Microplastiche, ciascuno di noi ingerisce circa 100 000 particelle l’anno

Microplastiche, ciascuno di noi ingerisce circa 100 000 particelle l’anno
Dicembre 12 17:03 2019 Print This Article

In media ingeriamo 250 grammi di frammenti di plastica ogni anno semplicemente bevendo acqua o tramite il cibo. O ancora, per essere più precisi, sono 1.769 particelle di microplastica a settimana che entrano inevitabilmente nel nostro organismo. La produzione rischia di triplicare al 2050, a meno di un cambio radicale nelle politiche e negli stili di consumo. “No plastic in nature: assessing plastic ingestion from nature to people” è il titolo dello studio pubblicato lo scorso giugno dall’Università di New Castle, Australia, e commissionato dal WWF Il lavoro, che è una revisione scientifica di 52 precedenti studi sul tema, al momento è in fase di peer-review ed è il primo ad elaborare una stima del peso delle microplastiche che entrano nell’organismo, un passo importante per conoscere gli effetti di questo tipo di residuo sulla salute umana. Lo scopo era quello di stimare la quantità di microplastiche ingerita mediamente dall’uomo. Il contesto nel quale si inserisce la ricerca è quello in cui si cerca di abbandonare questo materiale, con scarso (o al limite impercettibile) successo.

Secondo quanto riportato nell’articolo, dal 2000 il mondo avrebbe prodotto una quantità di plastica pari a tutta quella prodotta durante gli anni precedenti. Di tutta la produzione circa un terzo finisce in natura: nel 2016 i rifiuti in plastica hanno raggiunto le 100 milioni di tonnellate. A tutto questo si va ad aggiungere poi la cattiva gestione dei rifiuti, per cui la situazione è ancor più compromessa. Infatti, l’87% dei rifiuti mal gestiti, le cui cause possono ricercarsi nello scarico diretto in natura o nello smaltimento in discariche non controllaate, sfocia in inquinamento ambientale.

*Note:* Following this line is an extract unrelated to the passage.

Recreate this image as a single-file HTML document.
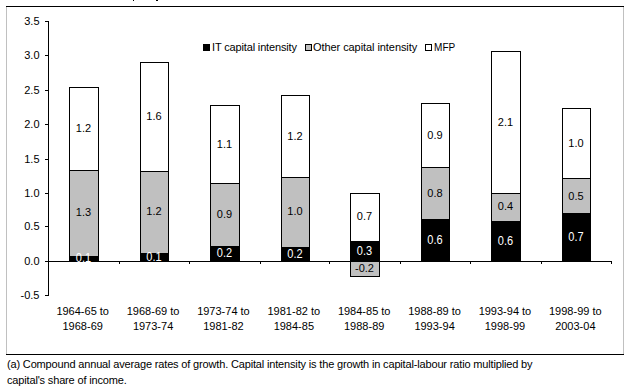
<!DOCTYPE html>
<html><head><meta charset="utf-8"><style>
html,body{margin:0;padding:0;background:#fff;width:630px;height:389px;overflow:hidden;position:relative}
.r{position:absolute;box-sizing:border-box}
.t{position:absolute;font-family:"Liberation Sans", sans-serif;line-height:11px;white-space:nowrap}
</style></head><body>
<div class="r" style="left:6px;top:6px;width:618px;height:1px;background:#000;"></div>
<div class="r" style="left:6px;top:7px;width:1px;height:347px;background:#c0c0c0;"></div>
<div class="r" style="left:623px;top:7px;width:1px;height:347px;background:#c0c0c0;"></div>
<div class="r" style="left:6px;top:354px;width:618px;height:1px;background:#000;"></div>
<div class="r" style="left:133px;top:0px;width:1px;height:1px;background:#000;"></div>
<div class="r" style="left:156px;top:0px;width:2px;height:1px;background:#000;"></div>
<div class="r" style="left:48px;top:21px;width:1px;height:275px;background:#000;"></div>
<div class="r" style="left:45px;top:21px;width:3px;height:1px;background:#000;"></div>
<div class="t" style="right:590.5px;top:16px;text-align:right;color:#000;font-size:11px;">3.5</div>
<div class="r" style="left:45px;top:55px;width:3px;height:1px;background:#000;"></div>
<div class="t" style="right:590.5px;top:50px;text-align:right;color:#000;font-size:11px;">3.0</div>
<div class="r" style="left:45px;top:90px;width:3px;height:1px;background:#000;"></div>
<div class="t" style="right:590.5px;top:85px;text-align:right;color:#000;font-size:11px;">2.5</div>
<div class="r" style="left:45px;top:124px;width:3px;height:1px;background:#000;"></div>
<div class="t" style="right:590.5px;top:119px;text-align:right;color:#000;font-size:11px;">2.0</div>
<div class="r" style="left:45px;top:159px;width:3px;height:1px;background:#000;"></div>
<div class="t" style="right:590.5px;top:154px;text-align:right;color:#000;font-size:11px;">1.5</div>
<div class="r" style="left:45px;top:193px;width:3px;height:1px;background:#000;"></div>
<div class="t" style="right:590.5px;top:188px;text-align:right;color:#000;font-size:11px;">1.0</div>
<div class="r" style="left:45px;top:226px;width:3px;height:1px;background:#000;"></div>
<div class="t" style="right:590.5px;top:221px;text-align:right;color:#000;font-size:11px;">0.5</div>
<div class="r" style="left:45px;top:261px;width:3px;height:1px;background:#000;"></div>
<div class="t" style="right:590.5px;top:256px;text-align:right;color:#000;font-size:11px;">0.0</div>
<div class="r" style="left:45px;top:295px;width:3px;height:1px;background:#000;"></div>
<div class="t" style="right:590.5px;top:290px;text-align:right;color:#000;font-size:11px;">-0.5</div>
<div class="r" style="left:69px;top:87px;width:30px;height:84px;background:#fff;border:1px solid #000;"></div>
<div class="r" style="left:69px;top:170px;width:30px;height:87px;background:#c0c0c0;border:1px solid #000;"></div>
<div class="r" style="left:69px;top:256px;width:30px;height:6px;background:#000;"></div>
<div class="r" style="left:140px;top:62px;width:29px;height:110px;background:#fff;border:1px solid #000;"></div>
<div class="r" style="left:140px;top:171px;width:29px;height:83px;background:#c0c0c0;border:1px solid #000;"></div>
<div class="r" style="left:140px;top:253px;width:29px;height:9px;background:#000;"></div>
<div class="r" style="left:210px;top:105px;width:30px;height:79px;background:#fff;border:1px solid #000;"></div>
<div class="r" style="left:210px;top:183px;width:30px;height:64px;background:#c0c0c0;border:1px solid #000;"></div>
<div class="r" style="left:210px;top:246px;width:30px;height:16px;background:#000;"></div>
<div class="r" style="left:281px;top:95px;width:29px;height:83px;background:#fff;border:1px solid #000;"></div>
<div class="r" style="left:281px;top:177px;width:29px;height:71px;background:#c0c0c0;border:1px solid #000;"></div>
<div class="r" style="left:281px;top:247px;width:29px;height:15px;background:#000;"></div>
<div class="r" style="left:350px;top:193px;width:30px;height:49px;background:#fff;border:1px solid #000;"></div>
<div class="r" style="left:350px;top:241px;width:30px;height:21px;background:#000;"></div>
<div class="r" style="left:350px;top:261px;width:30px;height:16px;background:#c0c0c0;border:1px solid #000;"></div>
<div class="r" style="left:421px;top:103px;width:29px;height:65px;background:#fff;border:1px solid #000;"></div>
<div class="r" style="left:421px;top:167px;width:29px;height:53px;background:#c0c0c0;border:1px solid #000;"></div>
<div class="r" style="left:421px;top:219px;width:29px;height:43px;background:#000;"></div>
<div class="r" style="left:491px;top:51px;width:30px;height:143px;background:#fff;border:1px solid #000;"></div>
<div class="r" style="left:491px;top:193px;width:30px;height:29px;background:#c0c0c0;border:1px solid #000;"></div>
<div class="r" style="left:491px;top:221px;width:30px;height:41px;background:#000;"></div>
<div class="r" style="left:562px;top:108px;width:29px;height:71px;background:#fff;border:1px solid #000;"></div>
<div class="r" style="left:562px;top:178px;width:29px;height:36px;background:#c0c0c0;border:1px solid #000;"></div>
<div class="r" style="left:562px;top:213px;width:29px;height:49px;background:#000;"></div>
<div class="r" style="left:45px;top:261px;width:567px;height:1px;background:#000;"></div>
<div class="r" style="left:119px;top:261px;width:1px;height:3px;background:#000;"></div>
<div class="r" style="left:189px;top:261px;width:1px;height:3px;background:#000;"></div>
<div class="r" style="left:260px;top:261px;width:1px;height:3px;background:#000;"></div>
<div class="r" style="left:329px;top:261px;width:1px;height:3px;background:#000;"></div>
<div class="r" style="left:400px;top:261px;width:1px;height:3px;background:#000;"></div>
<div class="r" style="left:470px;top:261px;width:1px;height:3px;background:#000;"></div>
<div class="r" style="left:541px;top:261px;width:1px;height:3px;background:#000;"></div>
<div class="r" style="left:611px;top:261px;width:1px;height:3px;background:#000;"></div>
<div class="t" style="left:-16.5px;width:200px;top:123px;text-align:center;color:#000;font-size:11px;">1.2</div>
<div class="t" style="left:-16.5px;width:200px;top:207px;text-align:center;color:#000;font-size:11px;">1.3</div>
<div class="t" style="left:-16.5px;width:200px;top:253px;text-align:center;color:#fff;font-size:11px;transform:scaleY(1.125);transform-origin:50% 9px;">0.1</div>
<div class="t" style="left:54.0px;width:200px;top:111px;text-align:center;color:#000;font-size:11px;">1.6</div>
<div class="t" style="left:54.0px;width:200px;top:206px;text-align:center;color:#000;font-size:11px;">1.2</div>
<div class="t" style="left:54.0px;width:200px;top:252px;text-align:center;color:#fff;font-size:11px;transform:scaleY(1.125);transform-origin:50% 9px;">0.1</div>
<div class="t" style="left:124.5px;width:200px;top:139px;text-align:center;color:#000;font-size:11px;">1.1</div>
<div class="t" style="left:124.5px;width:200px;top:209px;text-align:center;color:#000;font-size:11px;">0.9</div>
<div class="t" style="left:124.5px;width:200px;top:248px;text-align:center;color:#fff;font-size:11px;transform:scaleY(1.125);transform-origin:50% 9px;">0.2</div>
<div class="t" style="left:195.0px;width:200px;top:131px;text-align:center;color:#000;font-size:11px;">1.2</div>
<div class="t" style="left:195.0px;width:200px;top:206px;text-align:center;color:#000;font-size:11px;">1.0</div>
<div class="t" style="left:195.0px;width:200px;top:249px;text-align:center;color:#fff;font-size:11px;transform:scaleY(1.125);transform-origin:50% 9px;">0.2</div>
<div class="t" style="left:264.5px;width:200px;top:211px;text-align:center;color:#000;font-size:11px;">0.7</div>
<div class="t" style="left:264.5px;width:200px;top:263px;text-align:center;color:#000;font-size:11px;">-0.2</div>
<div class="t" style="left:264.5px;width:200px;top:246px;text-align:center;color:#fff;font-size:11px;transform:scaleY(1.125);transform-origin:50% 9px;">0.3</div>
<div class="t" style="left:335.0px;width:200px;top:130px;text-align:center;color:#000;font-size:11px;">0.9</div>
<div class="t" style="left:335.0px;width:200px;top:188px;text-align:center;color:#000;font-size:11px;">0.8</div>
<div class="t" style="left:335.0px;width:200px;top:235px;text-align:center;color:#fff;font-size:11px;transform:scaleY(1.125);transform-origin:50% 9px;">0.6</div>
<div class="t" style="left:405.5px;width:200px;top:117px;text-align:center;color:#000;font-size:11px;">2.1</div>
<div class="t" style="left:405.5px;width:200px;top:201px;text-align:center;color:#000;font-size:11px;">0.4</div>
<div class="t" style="left:405.5px;width:200px;top:236px;text-align:center;color:#fff;font-size:11px;transform:scaleY(1.125);transform-origin:50% 9px;">0.6</div>
<div class="t" style="left:476.0px;width:200px;top:138px;text-align:center;color:#000;font-size:11px;">1.0</div>
<div class="t" style="left:476.0px;width:200px;top:191px;text-align:center;color:#000;font-size:11px;">0.5</div>
<div class="t" style="left:476.0px;width:200px;top:232px;text-align:center;color:#fff;font-size:11px;transform:scaleY(1.125);transform-origin:50% 9px;">0.7</div>
<div class="t" style="left:-17.3125px;width:200px;top:306px;text-align:center;color:#000;font-size:11px;">1964-65 to</div>
<div class="t" style="left:-17.3125px;width:200px;top:321px;text-align:center;color:#000;font-size:11px;">1968-69</div>
<div class="t" style="left:53.0625px;width:200px;top:306px;text-align:center;color:#000;font-size:11px;">1968-69 to</div>
<div class="t" style="left:53.0625px;width:200px;top:321px;text-align:center;color:#000;font-size:11px;">1973-74</div>
<div class="t" style="left:123.4375px;width:200px;top:306px;text-align:center;color:#000;font-size:11px;">1973-74 to</div>
<div class="t" style="left:123.4375px;width:200px;top:321px;text-align:center;color:#000;font-size:11px;">1981-82</div>
<div class="t" style="left:193.8125px;width:200px;top:306px;text-align:center;color:#000;font-size:11px;">1981-82 to</div>
<div class="t" style="left:193.8125px;width:200px;top:321px;text-align:center;color:#000;font-size:11px;">1984-85</div>
<div class="t" style="left:264.1875px;width:200px;top:306px;text-align:center;color:#000;font-size:11px;">1984-85 to</div>
<div class="t" style="left:264.1875px;width:200px;top:321px;text-align:center;color:#000;font-size:11px;">1988-89</div>
<div class="t" style="left:334.5625px;width:200px;top:306px;text-align:center;color:#000;font-size:11px;">1988-89 to</div>
<div class="t" style="left:334.5625px;width:200px;top:321px;text-align:center;color:#000;font-size:11px;">1993-94</div>
<div class="t" style="left:404.9375px;width:200px;top:306px;text-align:center;color:#000;font-size:11px;">1993-94 to</div>
<div class="t" style="left:404.9375px;width:200px;top:321px;text-align:center;color:#000;font-size:11px;">1998-99</div>
<div class="t" style="left:475.3125px;width:200px;top:306px;text-align:center;color:#000;font-size:11px;">1998-99 to</div>
<div class="t" style="left:475.3125px;width:200px;top:321px;text-align:center;color:#000;font-size:11px;">2003-04</div>
<div class="r" style="left:203px;top:44px;width:7px;height:7px;background:#000;"></div>
<div class="t" style="left:212px;top:42px;color:#000;font-size:11px;letter-spacing:-0.15px;">IT capital intensity</div>
<div class="r" style="left:305px;top:44px;width:7px;height:7px;background:#c0c0c0;border:1px solid #000;"></div>
<div class="t" style="left:313px;top:42px;color:#000;font-size:11px;letter-spacing:-0.07px;">Other capital intensity</div>
<div class="r" style="left:425px;top:44px;width:7px;height:7px;background:#fff;border:1px solid #000;"></div>
<div class="t" style="left:434px;top:42px;color:#000;font-size:11px;transform:scaleX(0.91);transform-origin:1px 0;">MFP</div>
<div class="t" style="left:7px;top:359px;color:#000;font-size:11px;letter-spacing:-0.16px;">(a) Compound annual average rates of growth. Capital intensity is the growth in capital-labour ratio multiplied by</div>
<div class="t" style="left:7px;top:375px;color:#000;font-size:11px;letter-spacing:-0.16px;">capital's share of income.</div>
</body></html>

Ma cosa sono le microplastiche? Sono particelle di plastica caratterizzate da una dimensione massima di 5 mm  e da una dimensione minima variabile, ma orientativamente dell’ordine di micrometri. La pericolosità relativa alla loro ingestione sta nel rischio di poter rappresentare dei contaminanti per l’organismo umano, e non solo. Secondo lo studio “Microplastics in drinking water”, pubblicato quest’anno dalla World Health Organization, le microplastiche rappresenterebbero «una sfida unica alla difesa della salute dell’uomo». Infatti, anche se i polimeri che sono alla base delle microplastiche non sono di per sé tossici, potrebbero però contenere additivi pericolosi, oppure potrebbero essere contaminate da altre sostanze chimiche provenienti dall’ambiente esterno e per tanto incrementare il rischio per la salute.

I ricercatori australiani hanno stimato un consumo di plastica vicino alle 100 000 particelle all’anno, che consisterebbero approssimativamente in 5 g alla settimanal’equivalente di una carta di credito. Ma da dove viene tutta questa plastica? In larga parte ne ingeriamo grazie all’acqua che beviamo, infatti questa rappresenta la massima causa di ingestione di microplastiche (sia essa di rubinetto o imbottigliata). Un’altra abbondante fonte di microplastiche è rappresentata inoltre dai crostacei, che contano per circa 0,5 g a settimana.

Il contributo dell’inalazione è significativamente minore. In questo caso, però, a fare la differenza è il contesto in cui ci si trova: l’aria degli ambienti interni potrebbe essere addirittura più inquinata dell’aria esterna. Questo accade, ad esempio, in ambienti particolarmente polverosi oppure in presenza di tessuti sintetici o, peggio, in luoghi scarsamente areati. Si potrebbe quasi dire che, in qualsiasi caso,  la plastica sia onnipresente nell’aria che respiriamo: tracce sono state rilevate addirittura in cima ai Pirenei, come riportato nello studio, pubblicato sempre nel 2019, “Atmospheric transport and deposition of microplastics in a remote mountain catchment”, di S. Allen.

wwf.it

Quali sarebbero quindi i possibili rimedi? Gli studiosi australiani si impegnano a continuare la propria ricerca, operando una mappatura della distribuzione della taglia e del peso delle particelle di plastica derivate dai rifiuti e definendo il modo in cui le microplastiche ingerite interferiscano con la nostra salute ( per esempio verificando come le particelle riescano a spostarsi nei tessuti animali).

Il nostro ruolo, da cittadini del Mondo, è comunque molto importante: dobbiamo cercare di contenere il consumo della plastica il più possibile.